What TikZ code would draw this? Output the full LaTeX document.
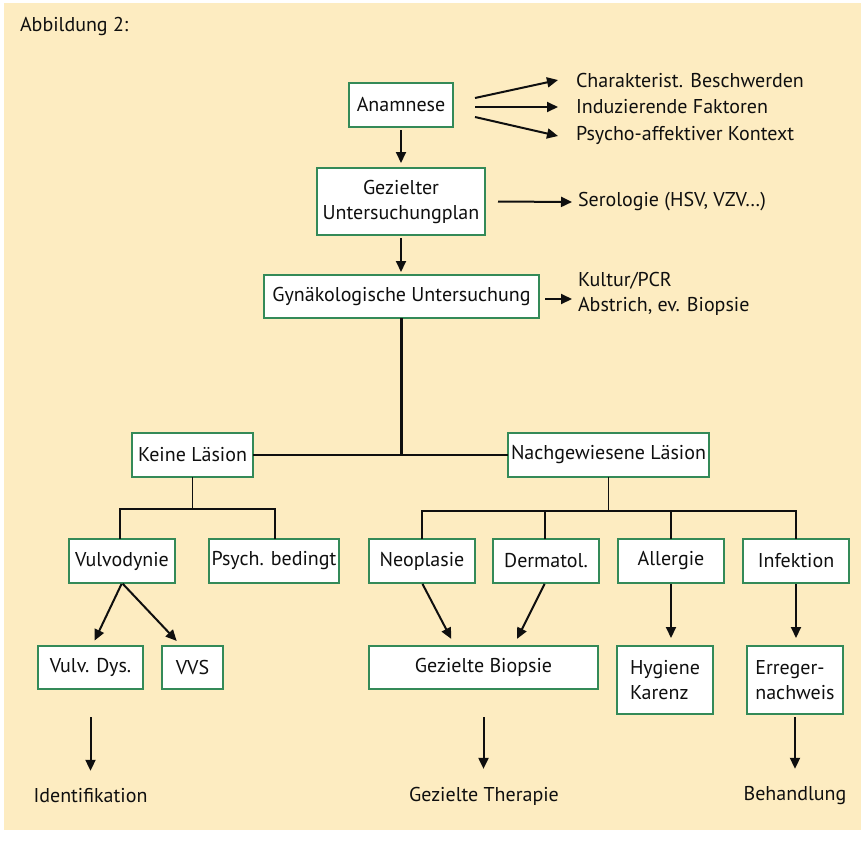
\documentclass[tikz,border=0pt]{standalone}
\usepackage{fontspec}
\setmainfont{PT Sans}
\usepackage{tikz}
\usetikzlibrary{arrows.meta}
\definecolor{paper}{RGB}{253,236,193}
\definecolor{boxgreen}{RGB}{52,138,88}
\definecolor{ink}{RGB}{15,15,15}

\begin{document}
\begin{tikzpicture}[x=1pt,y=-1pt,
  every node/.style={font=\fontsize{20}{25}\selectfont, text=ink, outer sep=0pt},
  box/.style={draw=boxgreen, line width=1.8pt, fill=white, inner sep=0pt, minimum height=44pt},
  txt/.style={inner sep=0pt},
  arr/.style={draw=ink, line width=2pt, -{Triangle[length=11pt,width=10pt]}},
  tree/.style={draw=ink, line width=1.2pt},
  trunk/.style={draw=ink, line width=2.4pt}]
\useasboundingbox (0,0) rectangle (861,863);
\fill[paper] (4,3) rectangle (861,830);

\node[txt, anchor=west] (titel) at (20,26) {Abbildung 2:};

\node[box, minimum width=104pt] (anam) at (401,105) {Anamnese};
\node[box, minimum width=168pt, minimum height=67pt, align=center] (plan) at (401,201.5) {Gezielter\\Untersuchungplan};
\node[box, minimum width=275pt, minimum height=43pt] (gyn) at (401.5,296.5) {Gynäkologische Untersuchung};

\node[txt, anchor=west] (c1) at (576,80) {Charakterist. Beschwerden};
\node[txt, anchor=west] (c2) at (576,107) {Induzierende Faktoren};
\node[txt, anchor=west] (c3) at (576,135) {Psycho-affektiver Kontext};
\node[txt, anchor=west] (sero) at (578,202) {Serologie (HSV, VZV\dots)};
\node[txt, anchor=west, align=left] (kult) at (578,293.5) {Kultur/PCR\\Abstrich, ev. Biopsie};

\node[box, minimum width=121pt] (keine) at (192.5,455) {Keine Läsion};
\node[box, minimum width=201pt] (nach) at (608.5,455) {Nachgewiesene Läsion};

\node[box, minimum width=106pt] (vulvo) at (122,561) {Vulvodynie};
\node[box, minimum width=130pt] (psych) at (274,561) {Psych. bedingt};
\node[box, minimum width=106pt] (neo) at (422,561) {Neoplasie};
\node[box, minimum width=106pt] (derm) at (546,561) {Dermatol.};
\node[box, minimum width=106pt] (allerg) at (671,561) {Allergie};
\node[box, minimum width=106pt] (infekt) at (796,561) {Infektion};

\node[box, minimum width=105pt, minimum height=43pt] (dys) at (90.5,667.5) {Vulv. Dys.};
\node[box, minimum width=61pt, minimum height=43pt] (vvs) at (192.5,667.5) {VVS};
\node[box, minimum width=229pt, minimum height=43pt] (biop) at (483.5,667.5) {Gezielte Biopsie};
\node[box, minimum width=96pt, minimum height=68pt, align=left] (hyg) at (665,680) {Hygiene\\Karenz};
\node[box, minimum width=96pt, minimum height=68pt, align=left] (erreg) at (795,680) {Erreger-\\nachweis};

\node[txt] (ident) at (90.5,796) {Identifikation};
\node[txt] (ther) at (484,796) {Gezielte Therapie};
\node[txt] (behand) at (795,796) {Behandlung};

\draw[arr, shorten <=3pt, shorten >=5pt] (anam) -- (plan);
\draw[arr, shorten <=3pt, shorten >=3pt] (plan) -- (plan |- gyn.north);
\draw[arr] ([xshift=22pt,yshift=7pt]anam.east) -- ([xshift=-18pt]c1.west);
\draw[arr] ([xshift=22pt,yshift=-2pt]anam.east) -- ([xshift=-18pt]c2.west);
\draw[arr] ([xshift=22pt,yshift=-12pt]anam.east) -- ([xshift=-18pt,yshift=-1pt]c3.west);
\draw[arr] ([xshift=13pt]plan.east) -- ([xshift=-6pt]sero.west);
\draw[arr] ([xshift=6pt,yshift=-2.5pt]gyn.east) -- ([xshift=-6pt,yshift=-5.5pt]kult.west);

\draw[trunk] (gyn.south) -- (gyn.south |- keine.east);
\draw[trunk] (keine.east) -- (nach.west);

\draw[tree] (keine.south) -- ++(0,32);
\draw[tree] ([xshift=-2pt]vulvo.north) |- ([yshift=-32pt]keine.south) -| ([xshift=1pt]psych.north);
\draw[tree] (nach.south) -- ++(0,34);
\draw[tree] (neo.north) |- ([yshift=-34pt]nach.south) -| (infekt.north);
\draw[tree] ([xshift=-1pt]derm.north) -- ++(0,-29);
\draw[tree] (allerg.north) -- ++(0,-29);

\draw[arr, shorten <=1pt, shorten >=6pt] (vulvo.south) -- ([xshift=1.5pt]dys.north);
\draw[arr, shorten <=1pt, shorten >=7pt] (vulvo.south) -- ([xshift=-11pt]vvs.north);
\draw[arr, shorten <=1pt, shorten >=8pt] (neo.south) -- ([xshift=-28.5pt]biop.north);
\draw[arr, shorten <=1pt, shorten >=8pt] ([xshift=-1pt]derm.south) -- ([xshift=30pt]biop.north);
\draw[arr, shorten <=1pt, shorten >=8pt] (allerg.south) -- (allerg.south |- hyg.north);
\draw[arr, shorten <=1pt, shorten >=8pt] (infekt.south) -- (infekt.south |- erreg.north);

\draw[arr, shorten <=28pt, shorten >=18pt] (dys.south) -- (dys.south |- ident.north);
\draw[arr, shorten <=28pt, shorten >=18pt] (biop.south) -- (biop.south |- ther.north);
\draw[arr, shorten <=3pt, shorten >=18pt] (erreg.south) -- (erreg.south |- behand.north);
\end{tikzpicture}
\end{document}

-----

* [WHAT THE TASK ASKS] Return nothing but the lines running from the start of the data to the line with "minimum width=275pt, minimum", please, both ends included and no pictures.

* [RESULT FOR THIS EXERCISE]
What TikZ code would draw this? Output the full LaTeX document.
\documentclass[tikz,border=0pt]{standalone}
\usepackage{fontspec}
\setmainfont{PT Sans}
\usepackage{tikz}
\usetikzlibrary{arrows.meta}
\definecolor{paper}{RGB}{253,236,193}
\definecolor{boxgreen}{RGB}{52,138,88}
\definecolor{ink}{RGB}{15,15,15}

\begin{document}
\begin{tikzpicture}[x=1pt,y=-1pt,
  every node/.style={font=\fontsize{20}{25}\selectfont, text=ink, outer sep=0pt},
  box/.style={draw=boxgreen, line width=1.8pt, fill=white, inner sep=0pt, minimum height=44pt},
  txt/.style={inner sep=0pt},
  arr/.style={draw=ink, line width=2pt, -{Triangle[length=11pt,width=10pt]}},
  tree/.style={draw=ink, line width=1.2pt},
  trunk/.style={draw=ink, line width=2.4pt}]
\useasboundingbox (0,0) rectangle (861,863);
\fill[paper] (4,3) rectangle (861,830);

\node[txt, anchor=west] (titel) at (20,26) {Abbildung 2:};

\node[box, minimum width=104pt] (anam) at (401,105) {Anamnese};
\node[box, minimum width=168pt, minimum height=67pt, align=center] (plan) at (401,201.5) {Gezielter\\Untersuchungplan};
\node[box, minimum width=275pt, minimum height=43pt] (gyn) at (401.5,296.5) {Gynäkologische Untersuchung};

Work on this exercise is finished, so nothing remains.